Smith was charged with "conspiracy to crack and powder cocaine trafficking, money laundering and making false statements to federal agents." She pled guilty to all three charges, although she had never sold the drug. Although her attorney hoped Smith would receive a sentence reduction, she was ultimately sentenced in April 1994 to 24½ years in prison for a "first-time nonviolent crack cocaine offense" under mandatory sentencing laws.

Smith's story gained attention from organizations such as the NAACP after she was featured in the May 1996 issue of Emerge Magazine.

Smith's parents spoke out against the war on drugs and continued to advocate for their daughter for the length of her prison sentence. She served 6½ years at Federal Correctional Institution, Danbury before President Clinton's order of clemency in December 2000.

Smith saw her right to vote restored in 2012, and received a pardon from President Joe Biden on January 19, 2025.

== Activism ==
Smith is a speaker on the rights of felons and works in the state of Virginia to reinstate their power to vote, serve on a jury and run for public office. She worked for the ACLU in Virginia as their State Advocacy Campaigns Director.

Smith has received numerous awards while fighting for the rights of released prisoners and educating the public on topics related to drug policies. Smith also educates the public on current laws and the criminal system. She is involved in a tour sponsored by Procter & Gamble's Tampax "Totally You Tour".

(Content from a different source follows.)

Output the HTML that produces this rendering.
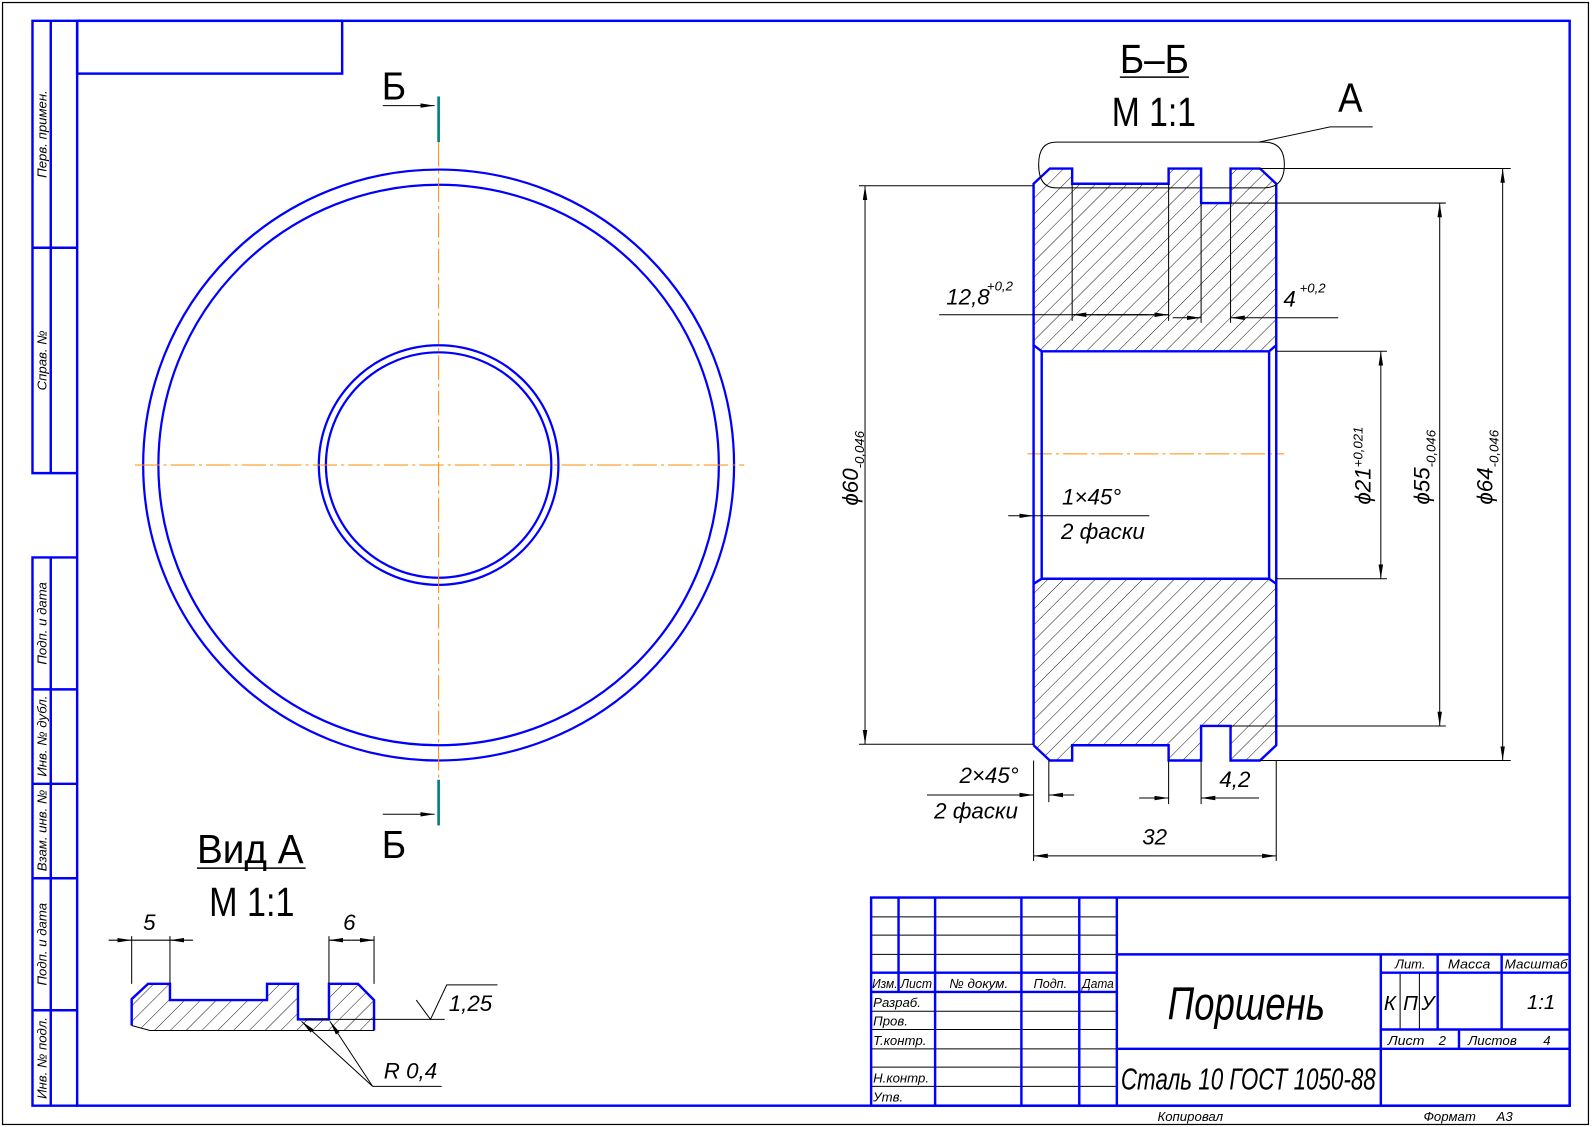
<!DOCTYPE html>
<html><head><meta charset="utf-8"><style>
html,body{margin:0;padding:0;background:#fff;overflow:hidden}
svg{display:block}
text{font-family:"Liberation Sans","DejaVu Sans",sans-serif;font-style:italic;fill:#000}
</style></head><body>
<svg width="1592" height="1127" viewBox="0 0 1568 1110" preserveAspectRatio="none" xmlns="http://www.w3.org/2000/svg">
<defs>
<pattern id="h" patternUnits="userSpaceOnUse" width="11" height="11" patternTransform="rotate(45)">
<line x1="0" y1="0" x2="0" y2="11" stroke="#000" stroke-width="0.9"/>
</pattern>
<marker id="a" viewBox="0 0 14 6" refX="14" refY="3" markerWidth="14" markerHeight="6" markerUnits="userSpaceOnUse" orient="auto-start-reverse">
<path d="M0,0.8 L14,3 L0,5.2 Z" fill="#000"/>
</marker>
</defs>

<rect x="2.5" y="2.5" width="1562" height="1105" fill="none" stroke="#000" stroke-width="1.2"/>

<g stroke="#0000ff" stroke-width="2.4" fill="none">
<rect x="76" y="20.5" width="1470" height="1068.5"/>
<rect x="76" y="20.5" width="261" height="52"/>
<path d="M76,20.5 H32 V466 H76 M50,20.5 V466 M32,244 H76"/>
<path d="M76,549 H32 V1089 H76 M50,549 V1089 M32,679 H76 M32,772 H76 M32,865 H76 M32,995 H76"/>
</g>
<g font-size="13">
<text transform="translate(46,132) rotate(-90)" text-anchor="middle">Перв. примен.</text>
<text transform="translate(46,355) rotate(-90)" text-anchor="middle">Справ. №</text>
<text transform="translate(46,614) rotate(-90)" text-anchor="middle">Подп. и дата</text>
<text transform="translate(46,725) rotate(-90)" text-anchor="middle">Инв. № дубл.</text>
<text transform="translate(46,818) rotate(-90)" text-anchor="middle">Взам. инв. №</text>
<text transform="translate(46,930) rotate(-90)" text-anchor="middle">Подп. и дата</text>
<text transform="translate(46,1042) rotate(-90)" text-anchor="middle">Инв. № подл.</text>
</g>

<g stroke="#0000ff" stroke-width="2.2" fill="none">
<circle cx="432" cy="458" r="291"/>
<circle cx="432" cy="458" r="276"/>
<circle cx="432" cy="458" r="118"/>
<circle cx="432" cy="458" r="111"/>
</g>
<g stroke="#ff8c00" stroke-width="1" stroke-dasharray="24,4,3,4">
<line x1="133" y1="458" x2="733" y2="458"/>
<line x1="432" y1="140" x2="432" y2="772"/>
<line x1="1012" y1="447" x2="1265" y2="447"/>
</g>
<g stroke="#008080" stroke-width="2.6">
<line x1="432" y1="95" x2="432" y2="140"/>
<line x1="432" y1="768" x2="432" y2="813"/>
</g>
<g stroke="#000" stroke-width="1">
<line x1="377" y1="104" x2="428" y2="104" marker-end="url(#a)"/>
<line x1="377" y1="802" x2="428" y2="802" marker-end="url(#a)"/>
</g>
<text x="376" y="98" font-size="38" style="font-style:normal" textLength="24" lengthAdjust="spacingAndGlyphs">Б</text>
<text x="376" y="845" font-size="38" style="font-style:normal" textLength="24" lengthAdjust="spacingAndGlyphs">Б</text>

<text x="1103" y="72" font-size="40" style="font-style:normal" textLength="68" lengthAdjust="spacingAndGlyphs">Б–Б</text>
<line x1="1103" y1="76" x2="1171" y2="76" stroke="#000" stroke-width="1.5"/>
<text x="1095" y="124" font-size="40" style="font-style:normal" textLength="83" lengthAdjust="spacingAndGlyphs">М 1:1</text>
<text x="1318" y="110" font-size="40" style="font-style:normal" textLength="24" lengthAdjust="spacingAndGlyphs">А</text>

<path d="M1018,181 L1034,166 L1056,166 L1056,181 L1151,181 L1151,166 L1183,166 L1183,200 L1212,200 L1212,166 L1241,166 L1257,181 L1257,340 L1250,346 L1026,346 L1018,340 Z" fill="url(#h)"/>
<path d="M1018,575 L1026,570 L1250,570 L1257,575 L1257,734 L1241,749 L1212,749 L1212,715 L1183,715 L1183,749 L1151,749 L1151,734 L1056,734 L1056,749 L1034,749 L1018,734 Z" fill="url(#h)"/>
<g stroke="#0000ff" stroke-width="2.4" fill="none">
<path d="M1018,734 V181 L1034,166 H1056 V181 H1151 V166 H1183 V200 H1212 V166 H1241 L1257,181 V734 L1241,749 H1212 V715 H1183 V749 H1151 V734 H1056 V749 H1034 L1018,734"/>
<path d="M1018,340 L1026,346 H1250 L1257,340 M1018,575 L1026,570 H1250 L1257,575 M1026,346 V570 M1250,346 V570"/>
</g>
<path d="M1040,140 H1245 Q1265,140 1265,162 Q1265,185 1245,185 H1040 Q1023,185 1023,162 Q1023,140 1040,140 Z" fill="none" stroke="#000" stroke-width="1"/>
<path d="M1240,140 L1310,125 H1352" fill="none" stroke="#000" stroke-width="1"/>

<g stroke="#000" stroke-width="1" fill="none">
<path d="M1056,181 V316 M1151,181 V316 M1183,200 V318 M1212,200 V318"/>
<line x1="925" y1="310" x2="1151" y2="310"/>
<line x1="1130" y1="310" x2="1056" y2="310" marker-end="url(#a)"/>
<line x1="1080" y1="310" x2="1151" y2="310" marker-end="url(#a)"/>
<line x1="1155" y1="313" x2="1183" y2="313" marker-end="url(#a)"/>
<line x1="1318" y1="313" x2="1212" y2="313" marker-end="url(#a)"/>
<path d="M846,183 H1018 M846,733 H1018"/>
<line x1="852" y1="458" x2="852" y2="183" marker-end="url(#a)"/>
<line x1="852" y1="458" x2="852" y2="733" marker-end="url(#a)"/>
<path d="M1257,346 H1366 M1257,570 H1366"/>
<line x1="1360" y1="458" x2="1360" y2="346" marker-end="url(#a)"/>
<line x1="1360" y1="458" x2="1360" y2="570" marker-end="url(#a)"/>
<path d="M1212,200 H1424 M1212,715 H1424"/>
<line x1="1418" y1="458" x2="1418" y2="200" marker-end="url(#a)"/>
<line x1="1418" y1="458" x2="1418" y2="715" marker-end="url(#a)"/>
<path d="M1241,166 H1488 M1241,749 H1488"/>
<line x1="1480" y1="458" x2="1480" y2="166" marker-end="url(#a)"/>
<line x1="1480" y1="458" x2="1480" y2="749" marker-end="url(#a)"/>
<line x1="993" y1="508" x2="1018" y2="508" marker-end="url(#a)"/>
<line x1="1018" y1="508" x2="1132" y2="508"/>
<path d="M1033,749 V790 M1151,749 V792 M1183,749 V792 M1018,749 V848 M1257,749 V848"/>
<line x1="913" y1="783" x2="1018" y2="783" marker-end="url(#a)"/>
<line x1="1058" y1="783" x2="1033" y2="783" marker-end="url(#a)"/>
<line x1="1122" y1="786" x2="1151" y2="786" marker-end="url(#a)"/>
<line x1="1240" y1="786" x2="1183" y2="786" marker-end="url(#a)"/>
<line x1="1138" y1="843" x2="1018" y2="843" marker-end="url(#a)"/>
<line x1="1138" y1="843" x2="1257" y2="843" marker-end="url(#a)"/>
</g>
<g font-size="22">
<text x="932" y="300">12,8</text><text x="972" y="286" font-size="13">+0,2</text>
<text x="1264" y="302">4</text><text x="1280" y="288" font-size="13">+0,2</text>
<text x="1046" y="497">1×45°</text>
<text x="1045" y="531">2 фаски</text>
<text x="945" y="771">2×45°</text>
<text x="920" y="806">2 фаски</text>
<text x="1201" y="775">4,2</text>
<text x="1125" y="832">32</text>
<text transform="translate(845,498) rotate(-90)">ϕ60<tspan font-size="13" dy="6">-0,046</tspan></text>
<text transform="translate(1350,497) rotate(-90)">ϕ21<tspan font-size="13" dy="-8">+0,021</tspan></text>
<text transform="translate(1408,497) rotate(-90)">ϕ55<tspan font-size="13" dy="6">-0,046</tspan></text>
<text transform="translate(1470,497) rotate(-90)">ϕ64<tspan font-size="13" dy="6">-0,046</tspan></text>
</g>

<text x="194" y="850" font-size="40" style="font-style:normal" textLength="105" lengthAdjust="spacingAndGlyphs">Вид А</text>
<line x1="194" y1="855" x2="301" y2="855" stroke="#000" stroke-width="1.5"/>
<text x="206" y="902" font-size="40" style="font-style:normal" textLength="84" lengthAdjust="spacingAndGlyphs">М 1:1</text>
<path d="M129.7,984 L145.8,969 L167.4,969 L167.4,985 L263,985 L263,969 L293.5,969 L293.5,1004 L324,1004 L324,969 L352.6,969 L368.4,985 L368.4,1015 L147.7,1015 L129.7,1010 Z" fill="url(#h)"/>
<path d="M129.7,1010 V984 L145.8,969 H167.4 V985 H263 V969 H293.5 V1004 H324 V969 H352.6 L368.4,985 V1015" fill="none" stroke="#0000ff" stroke-width="2.4"/>
<g stroke="#000" stroke-width="1" fill="none">
<path d="M368.4,1015 H147.7 L129.7,1010"/>
<path d="M129.7,969 V922 M167.4,969 V922 M324,969 V922 M368.4,969 V922"/>
<line x1="107" y1="926" x2="129.7" y2="926" marker-end="url(#a)"/>
<line x1="190" y1="926" x2="167.4" y2="926" marker-end="url(#a)"/>
<line x1="129.7" y1="926" x2="167.4" y2="926"/>
<line x1="346" y1="926" x2="324" y2="926" marker-end="url(#a)"/>
<line x1="346" y1="926" x2="368.4" y2="926" marker-end="url(#a)"/>
<path d="M300,1004 H438 M410,985 L424,1004 L440,970 H490"/>
<line x1="367" y1="1070" x2="297" y2="1006" marker-end="url(#a)"/>
<line x1="367" y1="1070" x2="325" y2="1006" marker-end="url(#a)"/>
<path d="M367,1070 H435"/>
</g>
<g font-size="22">
<text x="141" y="916">5</text>
<text x="338" y="916">6</text>
<text x="442" y="996">1,25</text>
<text x="378" y="1062">R 0,4</text>
</g>

<g stroke="#000" stroke-width="1" fill="none">
<path d="M858,903 H1100 M858,921 H1100 M858,940 H1100 M858,996 H1100 M858,1014 H1100 M858,1033 H1100 M858,1051 H1100 M858,1070 H1100"/>
<path d="M1379,958 V1014 M1398,958 V1014"/>
</g>
<g stroke="#0000ff" stroke-width="2.4" fill="none">
<rect x="858" y="884" width="688" height="205"/>
<path d="M858,958 H1100 M858,977 H1100"/>
<path d="M885,884 V977 M921,884 V1089 M1006,884 V1089 M1063,884 V1089 M1100,884 V1089"/>
<path d="M1100,940 H1546 M1100,1033 H1360 M1360,940 V1089 M1360,958 H1546 M1360,1014 H1546 M1360,1033 H1546 M1416,940 V1014 M1479,940 V1014 M1437,1014 V1033"/>
</g>
<g font-size="13" lengthAdjust="spacingAndGlyphs">
<text x="859" y="973" textLength="25" lengthAdjust="spacingAndGlyphs">Изм.</text>
<text x="887" y="973" textLength="31" lengthAdjust="spacingAndGlyphs">Лист</text>
<text x="935" y="973" textLength="58" lengthAdjust="spacingAndGlyphs">№ докум.</text>
<text x="1018" y="973" textLength="33" lengthAdjust="spacingAndGlyphs">Подп.</text>
<text x="1066" y="973" textLength="31" lengthAdjust="spacingAndGlyphs">Дата</text>
<text x="860" y="992">Разраб.</text>
<text x="860" y="1010">Пров.</text>
<text x="860" y="1029">Т.контр.</text>
<text x="860" y="1066">Н.контр.</text>
<text x="860" y="1085">Утв.</text>
<text x="1374" y="954" textLength="30" lengthAdjust="spacingAndGlyphs">Лит.</text>
<text x="1426" y="954" textLength="42" lengthAdjust="spacingAndGlyphs">Масса</text>
<text x="1482" y="954" textLength="62" lengthAdjust="spacingAndGlyphs">Масштаб</text>
<text x="1367" y="1029" textLength="36" lengthAdjust="spacingAndGlyphs">Лист</text><text x="1417" y="1029">2</text>
<text x="1446" y="1029" textLength="48" lengthAdjust="spacingAndGlyphs">Листов</text><text x="1520" y="1029">4</text>
<text x="1140" y="1104">Копировал</text>
<text x="1402" y="1104">Формат</text><text x="1474" y="1104">А3</text>
</g>
<g font-size="20">
<text x="1363" y="995">К</text><text x="1382" y="995">П</text><text x="1400" y="995">У</text>
<text x="1504" y="994">1:1</text>
</g>
<text x="1150" y="1004" font-size="46" textLength="155" lengthAdjust="spacingAndGlyphs">Поршень</text>
<text x="1104" y="1073" font-size="30" textLength="251" lengthAdjust="spacingAndGlyphs">Сталь 10  ГОСТ 1050-88</text>
</svg>
</body></html>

In 2019, Smith Pradia was appointed to the Virginia Parole Board.

== Personal life ==
Smith gave birth to her son in December 1994, four months before her sentencing. He lived with her parents during her time in prison. In August 2006, Smith met Patrick Pradia, whom she later married; the couple had one daughter.

In 2010, Smith Pradia and her husband moved to Indianapolis.

== Film ==
In 2024, a film adaptation of Smith Pradia's life was released on BET+, titled Kemba. Smith Pradia was an executive producer for the film.

==Kemba Smith Foundation==
Smith Pradia founded the Kemba Smith Foundation, a charitable organization which aims to raise awareness of certain social issues, including drug abuse, violence, AIDS, teenage pregnancy, and abuse. Some of the objectives of the Kemba Smith Foundation include:
- to work toward the elimination of prejudice and discrimination in neighborhoods, and combat juvenile delinquency.
- to implement real-life stories into forums that are examples to young people about the detrimental effects of bad decisions and inappropriate conduct.